[Figure scripts]
──────────────────────────────
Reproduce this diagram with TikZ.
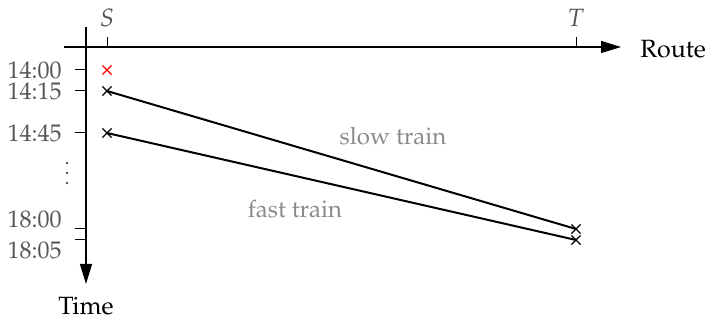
\documentclass[tikz,border=0pt]{standalone}
\usepackage[T1]{fontenc}
\usepackage{mathpazo}
\usetikzlibrary{arrows.meta,shapes.misc}
\definecolor{lbl}{HTML}{555555}
\definecolor{trainlbl}{HTML}{8A8A8A}
\tikzset{
  axis/.style={line width=0.7pt,-{Triangle[length=10pt,width=6pt]}},
  tickmark/.style={line width=0.5pt},
  xmark/.style={cross out,draw,line width=0.6pt,minimum size=4pt,inner sep=0pt},
  trainline/.style={line width=1pt},
  ticklbl/.style={text=lbl,font=\fontsize{12}{14}\selectfont,inner sep=1pt},
  trainlbl/.style={text=trainlbl,font=\fontsize{12}{14}\selectfont},
  axislbl/.style={font=\fontsize{12.5}{14}\selectfont},
  dot/.style={circle,fill=lbl,inner sep=0pt,minimum size=1.4pt}
}
\begin{document}
\begin{tikzpicture}[x=0.5pt,y=-0.5pt]
\useasboundingbox (0,0) rectangle (712,320);
% axes
\coordinate (hstart) at (64,47);
\coordinate (hend) at (621,47);
\coordinate (vstart) at (86,27);
\coordinate (vend) at (86,284);
\draw[axis] (hstart) -- (hend);
\draw[axis] (vstart) -- (vend);
\node[axislbl,anchor=west,inner sep=0pt] (route) at (640,49) {Route};
\node[axislbl] (time) at (86,306) {Time};
% route ticks
\coordinate (sb) at (107,47); \coordinate (st) at (107,37);
\coordinate (tb) at (576,47); \coordinate (tt) at (576,37);
\draw[tickmark] (sb) -- (st);
\draw[tickmark] (tb) -- (tt);
\node[text=lbl,font=\fontsize{12.5}{14}\selectfont] (S) at (107,18) {$S$};
\node[text=lbl,font=\fontsize{12.5}{14}\selectfont] (T) at (576,18) {$T$};
% time ticks
\foreach \n/\y in {a/70,b/91,c/133,d/229,e/240}{
  \coordinate (t\n l) at (75,\y);
  \coordinate (t\n r) at (86,\y);
  \draw[tickmark] (t\n l) -- (t\n r);
}
\node[ticklbl,anchor=east] (l1400) at (64,70) {14:00};
\node[ticklbl,anchor=east] (l1415) at (64,91) {14:15};
\node[ticklbl,anchor=east] (l1445) at (64,133) {14:45};
\node[ticklbl,anchor=east] (l1800) at (64,219) {18:00};
\node[ticklbl,anchor=east] (l1805) at (64,250) {18:05};
\node[dot] (d1) at (67,163) {};
\node[dot] (d2) at (67,173) {};
\node[dot] (d3) at (67,183) {};
% crosses
\node[xmark,red] (x0) at (107,70) {};
\node[xmark] (s1) at (107,91) {};
\node[xmark] (f1) at (107,133) {};
\node[xmark] (s2) at (576,229) {};
\node[xmark] (f2) at (576,240) {};
% trains
\draw[trainline] (s1.center) -- (s2.center);
\draw[trainline] (f1.center) -- (f2.center);
\node[trainlbl] (slow) at (393,136) {slow train};
\node[trainlbl] (fast) at (295,209) {fast train};
\end{tikzpicture}
\end{document}
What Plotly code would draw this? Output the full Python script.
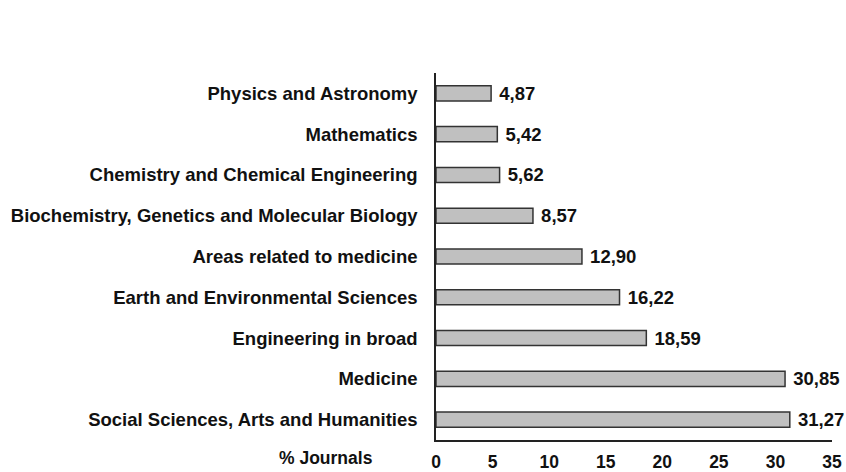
import plotly.graph_objects as go

# areas, listed bottom to top as plotly draws them
areas = ['Social Sciences, Arts and Humanities', 'Medicine', 'Engineering in broad',
         'Earth and Environmental Sciences', 'Areas related to medicine',
         'Biochemistry, Genetics and Molecular Biology',
         'Chemistry and Chemical Engineering', 'Mathematics', 'Physics and Astronomy']
pct = [31.27, 30.85, 18.59, 16.22, 12.90, 8.57, 5.62, 5.42, 4.87]
ticks = [0, 5, 10, 15, 20, 25, 30, 35]

labels = [('%.2f' % v).replace('.', ',') for v in pct]
font = dict(family='Liberation Sans, Arial, sans-serif', size=18.5, color='#111111')
tfont = dict(family='Liberation Sans, Arial, sans-serif', size=17.5, color='#111111')

fig = go.Figure()
fig.add_trace(go.Bar(
    x=pct, y=areas, orientation='h', width=0.37,
    marker=dict(color='#c0c0c0', line=dict(color='#333333', width=1.5)),
    text=labels, textposition='outside', cliponaxis=False, constraintext='none',
    textfont=font,
    texttemplate=' <b>%{text}</b>',
))

fig.update_layout(
    width=846, height=472,
    margin=dict(l=435.5, r=14, t=72.6, b=31.6),
    plot_bgcolor='white', paper_bgcolor='white',
    showlegend=False,
    font=font,
)
fig.update_xaxes(range=[0, 35], tickvals=ticks, ticktext=['<b>%d</b>' % t for t in ticks],
                 showgrid=False, zeroline=False, showline=True, linecolor='#222222', linewidth=1.5,
                 ticks='outside', ticklen=5, tickcolor='white', tickfont=tfont, automargin=False)
fig.update_yaxes(range=[-0.5, 8.5], tickvals=areas, ticktext=['<b>%s</b>' % a for a in areas],
                 showgrid=False, zeroline=False, showline=True, linecolor='#222222', linewidth=1.5,
                 ticks='outside', ticklen=13, tickcolor='white', tickfont=font, automargin=False)

fig.add_annotation(text='<b>% Journals</b>', xref='paper', yref='paper',
                   x=-0.279, y=-0.05, xanchor='center', yanchor='middle',
                   showarrow=False, font=tfont)

# page body has a default 8px margin, drop it so the figure fills the window
fig.write_html('out.html', config={'displayModeBar': False},
               post_script="document.body.style.margin='0';")
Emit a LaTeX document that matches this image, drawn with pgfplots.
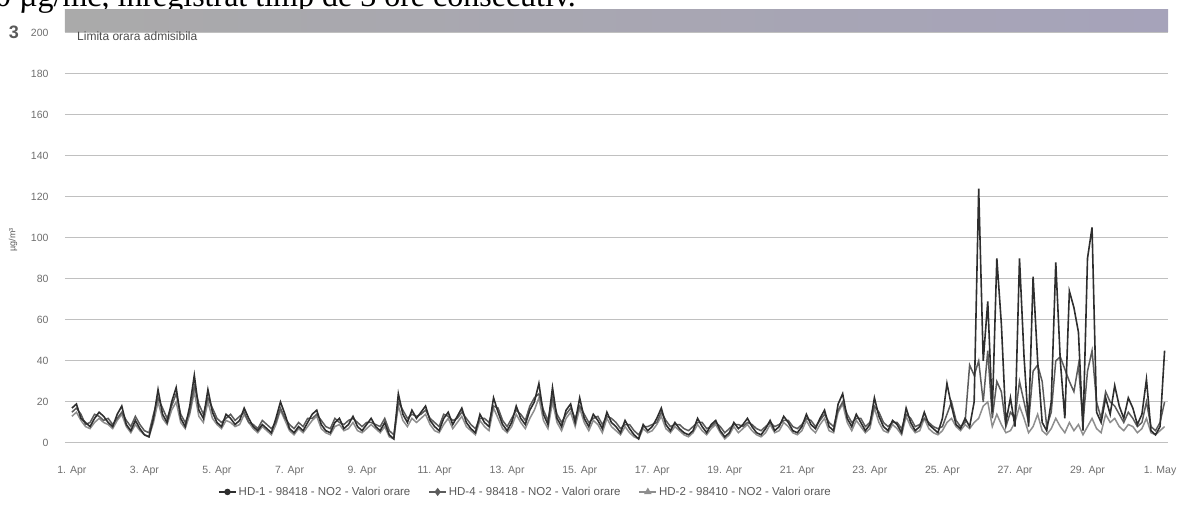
\documentclass[border=0pt]{standalone}
\usepackage{pgfplots}
\pgfplotsset{compat=1.18}
\usepackage{pgfplotstable}
\usepackage{fontspec}
\setmainfont{Liberation Sans}
\newfontfamily\serifscan{Liberation Serif}
\definecolor{sA}{HTML}{2E2E2E}
\definecolor{sB}{HTML}{5C5C5C}
\definecolor{sC}{HTML}{8E8E8E}
\definecolor{gridc}{HTML}{C0C0C0}
\definecolor{bandL}{HTML}{AAAAAA}
\definecolor{bandM}{HTML}{A8A5B6}
\definecolor{bandR}{HTML}{A6A3BA}
\definecolor{labc}{HTML}{6E6E6E}

% 3-hourly values, 1 Apr 00:00 onwards (x = index * 0.125 day)
\pgfplotstableread[row sep=\\]{
v\\
17\\19\\12\\10\\8\\12\\15\\13\\
10\\8\\14\\18\\9\\6\\11\\7\\
4\\3\\12\\26\\14\\10\\20\\27\\
12\\8\\18\\33\\16\\12\\26\\15\\
10\\8\\14\\12\\9\\11\\17\\12\\
8\\6\\9\\7\\5\\12\\20\\14\\
7\\5\\8\\6\\10\\14\\16\\9\\
6\\5\\10\\12\\7\\9\\13\\8\\
6\\9\\12\\8\\6\\10\\4\\2\\
24\\14\\10\\16\\12\\15\\18\\11\\
8\\6\\12\\15\\9\\13\\17\\10\\
7\\5\\14\\10\\8\\22\\15\\9\\
6\\10\\18\\12\\9\\16\\20\\29\\
14\\9\\27\\12\\8\\16\\19\\10\\
22\\12\\8\\14\\11\\7\\15\\10\\
8\\5\\11\\7\\4\\2\\9\\6\\
8\\12\\17\\9\\6\\10\\7\\5\\
4\\6\\12\\8\\5\\9\\11\\6\\
3\\5\\10\\7\\9\\12\\8\\5\\
4\\7\\11\\6\\8\\13\\10\\6\\
5\\8\\14\\9\\7\\12\\16\\8\\
6\\19\\24\\12\\8\\14\\10\\6\\
9\\22\\13\\8\\6\\11\\9\\5\\
17\\10\\6\\8\\15\\9\\7\\5\\
12\\29\\18\\9\\7\\12\\8\\20\\
124\\40\\69\\15\\90\\58\\10\\22\\
8\\90\\42\\8\\81\\40\\10\\6\\
20\\88\\40\\12\\74\\66\\54\\6\\
90\\105\\15\\10\\22\\14\\28\\18\\
12\\22\\17\\9\\14\\31\\6\\4\\
8\\45\\
}\sone

\pgfplotstableread[row sep=\\]{
v\\
15\\17\\14\\9\\10\\14\\13\\11\\
12\\9\\12\\15\\11\\8\\13\\9\\
6\\5\\14\\22\\17\\12\\18\\24\\
14\\10\\15\\28\\19\\14\\22\\17\\
12\\10\\12\\14\\11\\13\\15\\10\\
9\\7\\11\\9\\7\\10\\17\\12\\
9\\7\\10\\8\\12\\12\\14\\11\\
8\\7\\12\\10\\9\\11\\12\\10\\
8\\10\\10\\9\\8\\12\\6\\4\\
20\\16\\12\\14\\13\\14\\16\\12\\
10\\8\\14\\13\\11\\12\\15\\12\\
9\\7\\12\\12\\10\\18\\17\\11\\
8\\12\\16\\14\\11\\18\\22\\24\\
16\\11\\22\\14\\10\\14\\17\\12\\
18\\14\\10\\12\\13\\9\\13\\12\\
10\\7\\9\\9\\6\\4\\8\\8\\
9\\10\\15\\11\\8\\9\\9\\7\\
6\\8\\10\\10\\7\\8\\10\\8\\
5\\7\\9\\9\\8\\10\\9\\7\\
6\\8\\10\\8\\9\\11\\11\\8\\
7\\9\\12\\11\\8\\11\\14\\10\\
8\\16\\20\\14\\10\\12\\12\\8\\
10\\18\\15\\10\\8\\10\\10\\7\\
14\\12\\8\\9\\12\\10\\8\\7\\
8\\14\\20\\11\\8\\10\\38\\33\\
40\\20\\45\\12\\30\\25\\8\\15\\
12\\30\\20\\10\\35\\38\\30\\8\\
15\\40\\42\\36\\30\\25\\38\\10\\
35\\45\\20\\12\\25\\20\\18\\14\\
10\\15\\12\\8\\10\\20\\8\\6\\
10\\20\\
}\stwo

\pgfplotstableread[row sep=\\]{
v\\
13\\15\\11\\8\\7\\10\\12\\10\\
9\\7\\11\\14\\8\\5\\9\\6\\
4\\3\\10\\20\\12\\9\\16\\20\\
10\\7\\14\\25\\13\\10\\20\\12\\
9\\7\\11\\10\\8\\9\\14\\10\\
7\\5\\8\\6\\4\\9\\16\\11\\
6\\4\\7\\5\\8\\11\\13\\7\\
5\\4\\8\\9\\6\\7\\10\\6\\
5\\7\\9\\7\\5\\8\\3\\2\\
18\\11\\8\\12\\10\\12\\14\\9\\
6\\5\\9\\12\\7\\10\\13\\8\\
6\\4\\11\\8\\6\\17\\12\\7\\
5\\8\\14\\10\\7\\12\\16\\22\\
11\\7\\20\\10\\6\\12\\15\\8\\
17\\10\\6\\11\\9\\5\\12\\8\\
6\\4\\8\\5\\3\\2\\7\\5\\
6\\9\\13\\7\\5\\8\\6\\4\\
3\\5\\9\\6\\4\\7\\9\\5\\
2\\4\\8\\5\\7\\9\\6\\4\\
3\\5\\9\\5\\6\\10\\8\\5\\
4\\6\\11\\7\\5\\9\\12\\6\\
5\\15\\19\\10\\6\\11\\8\\5\\
7\\17\\10\\6\\5\\9\\7\\4\\
13\\8\\5\\6\\12\\7\\5\\4\\
6\\10\\12\\8\\6\\9\\7\\10\\
12\\18\\20\\8\\14\\9\\5\\6\\
10\\18\\12\\5\\8\\14\\6\\4\\
7\\12\\8\\5\\10\\6\\9\\4\\
8\\12\\7\\5\\14\\10\\12\\8\\
6\\9\\8\\5\\7\\12\\5\\4\\
6\\8\\
}\sthree

\begin{document}
\begin{tikzpicture}
\useasboundingbox (0,0) rectangle (1177pt,505pt);
\node[anchor=base west, inner sep=0pt, font=\serifscan\fontsize{32}{32}\selectfont] at (-5pt,498pt) {0 µg/mc, înregistrat timp de 3 ore consecutiv.};
\node[font=\bfseries\fontsize{18}{18}\selectfont, text=black!65] at (14pt,473pt) {3};
\begin{axis}[
  at={(65pt,62pt)}, anchor=south west, scale only axis,
  width=1103pt, height=433pt,
  xmin=-0.19, xmax=30.22, ymin=0, ymax=211,
  axis line style={draw=none},
  major tick length=0pt,
  ymajorgrids, grid style={gridc, line width=1pt},
  ytick={0,20,...,200},
  xtick={0,2,...,30},
  xticklabels={1. Apr,3. Apr,5. Apr,7. Apr,9. Apr,11. Apr,13. Apr,15. Apr,17. Apr,19. Apr,21. Apr,23. Apr,25. Apr,27. Apr,29. Apr,1. May},
  tick label style={font=\fontsize{10.5}{12}\selectfont, text=labc},
  /pgf/number format/assume math mode=true,
  yticklabel style={anchor=east, xshift=-13pt},
  xticklabel style={anchor=center, yshift=-28pt},
  legend columns=3,
  legend style={at={(axis description cs:0.4175,-0.113)}, anchor=center, draw=none, fill=none,
    font=\fontsize{11.5}{12}\selectfont, text=black!65,
    /tikz/every even column/.append style={column sep=16pt}},
]
\fill[left color=bandL, middle color=bandM, right color=bandR] (axis cs:-0.19,200.5) rectangle (axis cs:30.22,211);
\node[anchor=west, font=\fontsize{12}{13}\selectfont, text=black!70] at (axis cs:0.05,198.3) {Limita orara admisibila};
\addplot[sC, line width=1.5pt, forget plot] table[x expr=\coordindex*0.125, y=v] {\sthree};
\addplot[sB, line width=1.5pt, forget plot] table[x expr=\coordindex*0.125, y=v] {\stwo};
\addplot[sA, line width=1.6pt, forget plot] table[x expr=\coordindex*0.125, y=v] {\sone};
\addlegendimage{sA, line width=1.4pt, mark=*, mark size=2.5pt}
\addlegendentry{HD-1 - 98418 - NO2 - Valori orare}
\addlegendimage{sB, line width=1.4pt, mark=diamond*, mark size=3pt}
\addlegendentry{HD-4 - 98418 - NO2 - Valori orare}
\addlegendimage{sC, line width=1.4pt, mark=triangle*, mark size=3pt}
\addlegendentry{HD-2 - 98410 - NO2 - Valori orare}
\end{axis}
\node[rotate=90, font=\fontsize{9}{10}\selectfont, text=black!65] at (13pt,265pt) {µg/m³};
\end{tikzpicture}
\end{document}
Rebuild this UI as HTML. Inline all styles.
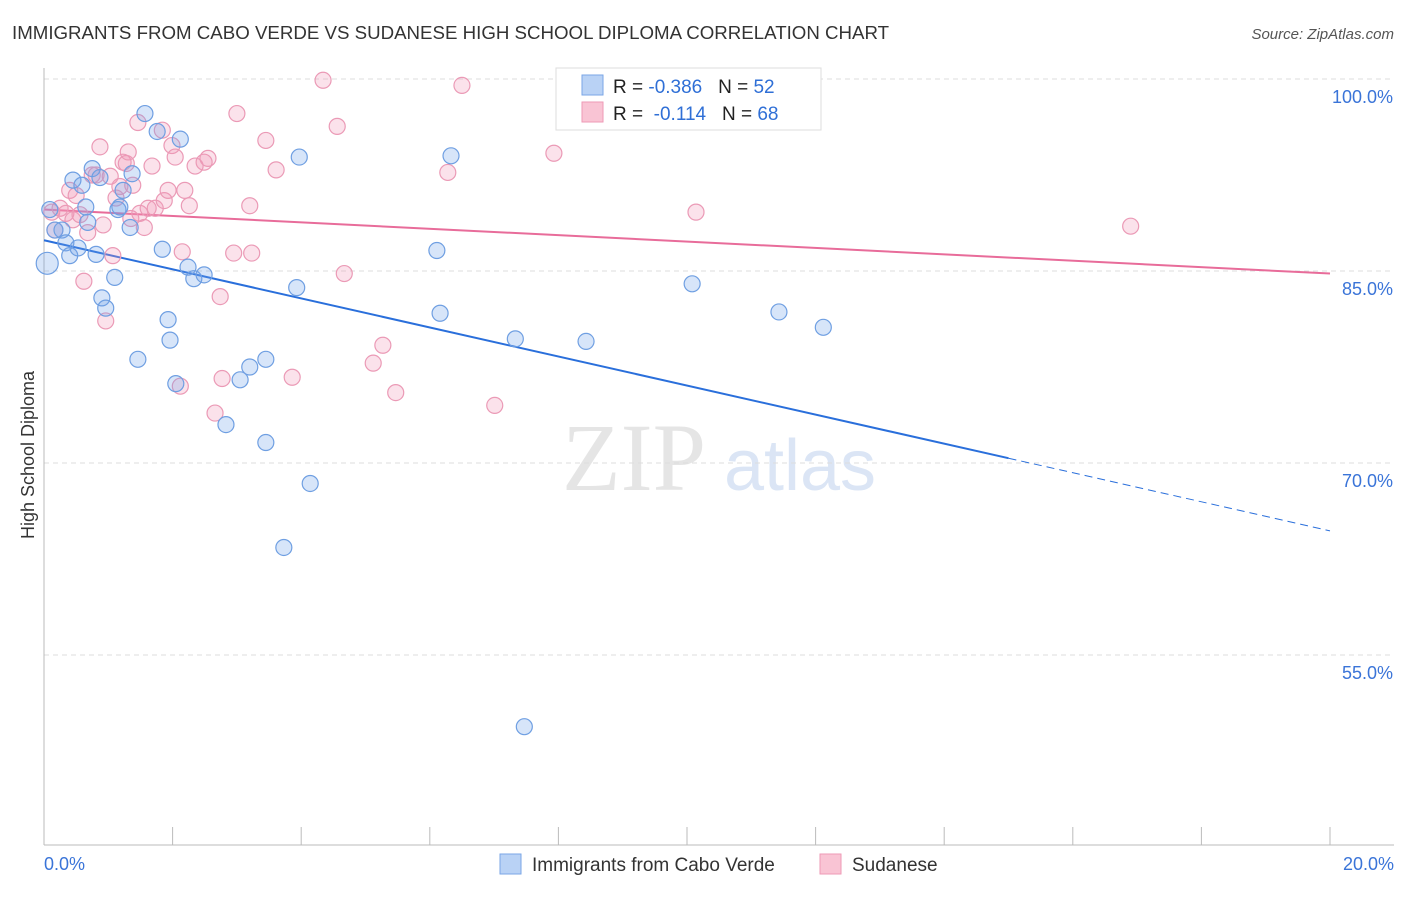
──────────────────────────────
[Your objective] Copy out exactly the material that runs from the line with "What Plotly code" to the line with "ticks = [0, 5, 10, 15, 20, 25, 30, 35]", ends included, and leave the pictures behind.

[Response below]
What Plotly code would draw this? Output the full Python script.
import plotly.graph_objects as go

# areas, listed bottom to top as plotly draws them
areas = ['Social Sciences, Arts and Humanities', 'Medicine', 'Engineering in broad',
         'Earth and Environmental Sciences', 'Areas related to medicine',
         'Biochemistry, Genetics and Molecular Biology',
         'Chemistry and Chemical Engineering', 'Mathematics', 'Physics and Astronomy']
pct = [31.27, 30.85, 18.59, 16.22, 12.90, 8.57, 5.62, 5.42, 4.87]
ticks = [0, 5, 10, 15, 20, 25, 30, 35]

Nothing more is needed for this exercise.